Once a member of the "club" it is often a stepping stone to get invited to join others. Lionel Nowell sits on three other boards including Darden Restaurants Inc. and Reynolds American, Inc. So he is what I call a "professional board sitter," probably pulling in close to $1.5 million per year in board fees. Several other Bank of America board members serve on multiple boards. Doing a survey of the top couple of hundred American companies would reveal a cross-pollination of sorts; a board member or two from company A will sit on the board of company B and Company B will have representation at Company A. It ensures a culture of "I scratch your back, and you scratch mine."
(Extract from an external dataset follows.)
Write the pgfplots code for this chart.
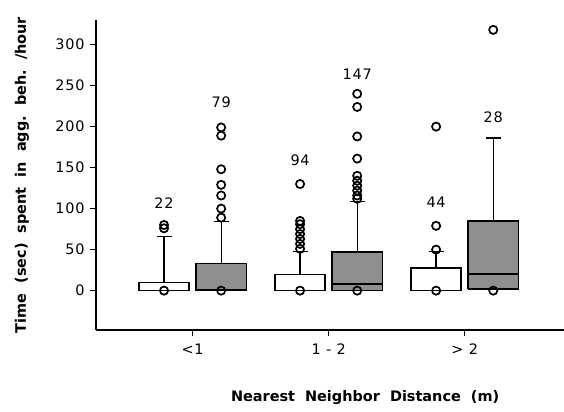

It is a system of cronyism that in many ways isn't that much different than third world government. The owners of the company, the shareholders, are often ignored while management enriches itself. The board is the legal cover for the graft. The board controls so many issues like CEO compensation, that any dispersion of power can only benefit shareholders; keeping the CEO and chairman separate is but one small step. Directors also dole out stock options and control corporate governance issues that affect shareholders, like poison pills.

Sadly, we seldom hear of board members standing up and pushing back against management excess. They are harmless Cocker Spaniels, right. Perhaps the trips on the Gulfstream are too powerful a lure. I can only imagine it obscenely difficult to adjust emotionally and suffer the indignity of queuing up for your full body search only to then succumb to the cramped conditions of Delta coach.